Since we have started the process to bring Jackson home, we have been asked many questions about our adoption and adoption in general so I wanted to make a blog post to answer them.
Question from Penny
Do you have more pictures of Jackson? I adore seeing them. how often do they send them? Also, have you raised the money you were needing to for the adoption, or do you have a web page devoted?
Penny, we do have several pictures of him, although, this is not typical because some people only have one or two pictures of their child. I'm pretty sure that we won't get any more pictures of him before we travel because there are no other parents going to his orphanage soon. Typically, when there is a child being adopted from there or if the facilitator is headed to the orphanage for getting new files of children, they will take a new picture.
We need about $25,000 to cover the cost of his adoption. We still have about $18,000 left to fundraise/save. This blog and facebook is where we are doing our fundraising. We also have a link on Reece's Rainbow for tax-deductible donations through them. We will not get any of that money until we have an appointment date in Jackson's country.
Question from Holly
How do they do your homestudy? How much have y'all "spent" already...or how much money has been due so far and for what? In order to meet income requirements, do they (the powers that be) need to see tax returns and how many years back? What steps did you have to complete to be officially committed to Jackson?

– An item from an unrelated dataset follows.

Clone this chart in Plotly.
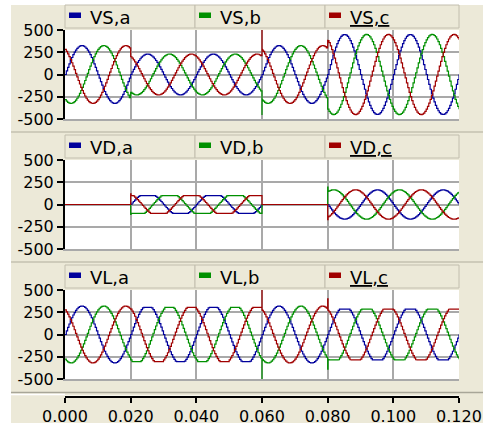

I'm not sure if this is typical but our home study seemed very laid back. I think that it had a lot to do with our social worker's personality. She made us feel at ease. She came to our house twice. The first visit was with only Joe and I. She asked us some questions about why we were interested in adopting and we signed several forms. We paid her for the home study ($1400) and scheduled our next visit where she would meet our girls. The whole visit lasted about 1.5 hours.
We have spent about $4,700 so far and ONLY $1,400 has come from our savings. People have been so gracious and kind lifting us up when we needed it. The start-up costs were about $5000 (committment fees, home study, medicals, apostilling (fancy gold stamp that makes the paperwork offical), notarizing) and the rest is spent in-country (flights, facilitator fees, lodging, food, etc).
Yes, you have to have the previous year's tax return. You turn in the front 2 pages- signed and dated, and you get a cover sheet notarized stating that is your real return.
To be offically committed to him, we had to sign and have notarized the committment forms with Reece's Rainbow and send $1275 ($1000 promise trust- shows that we mean business ;) and that comes back to us when we travel as well, $25 to open our Family Sponorship Profile Page, and $250 donation to the Voice of Hope Fund) We also had to be in contract with our social worker so that was other forms to fill out as well as a $150 check. Reece's Rainbow asks that you have that done within 10 days.
Question from Deidra
How do you compare awaiting the arrival of an adopted child to awaiting the arrival of a child in the womb?
There are many ways that it *is* like a pregnancy. I've actually had some weird cravings during this process (corn with hot sauce anyone?), but with adoption, there is a whole lot of hurry up and wait. In pregnancy, you have a typical timeframe which is somewhere between 8-10 months. In adoption, you are at the mercy of many other people, many who you will never see or meet in your lifetime, who have to all somehow work together with you to get the job done. I may never meet or even speak to the person who puts the gold apostilles on our paperwork which is the last step before we send said paperwork to Jackson's country. I can pray that she doesn't accidently spill her coffee on them and that she gets the job done in a timely manner but it's out of my hands. In pregnancy, you can kind of let the doctor know what you are comfortable with. If you choose not to do certain prenatal testing or choose not to find out the gender before the baby is born, or choose not to have an epidural, then that is your choice. The doctor can recommend for you to do these things, but you don't have to do them. For an adoption, there really isn't a list of things that you choose or don't choose to do, rather, there is a list of things that you simply MUST accomplish in order to get your child home. When I was pregnant, MY belly grew. Now, that we're adopting, Joe's belly is growing... (*just wanted to throw some humor in there...Don't kill me!)
Question from Melina
How are you preparing the girls for your new arrival?
It's kind of funny. There was no real 'You're going to have a brother! We are adopting!' moment. If anyone knows me, you know that this isn't really a surprise that we are adopting. At first, Joe and I decided that we weren't going to tell the girls that we were adopting until after the first visit with our social worker, just in case. A couple days before our visit, Aislinn was holding a picture of our boy and said "Mom, can we pleaaasssse adopt Darren?" I said, "Do you really want him to be your brother?" and she of course said yes. I told her that we were adopting him and she jumped up and down and ran to Tristen's room to tell her. Tristen said really loudly, "FINALLY! What took Daddy so long?!?!" They are both really excited. When I show his picture to Linden and say, "Who is that," she says "JackTHon" with her little lisp.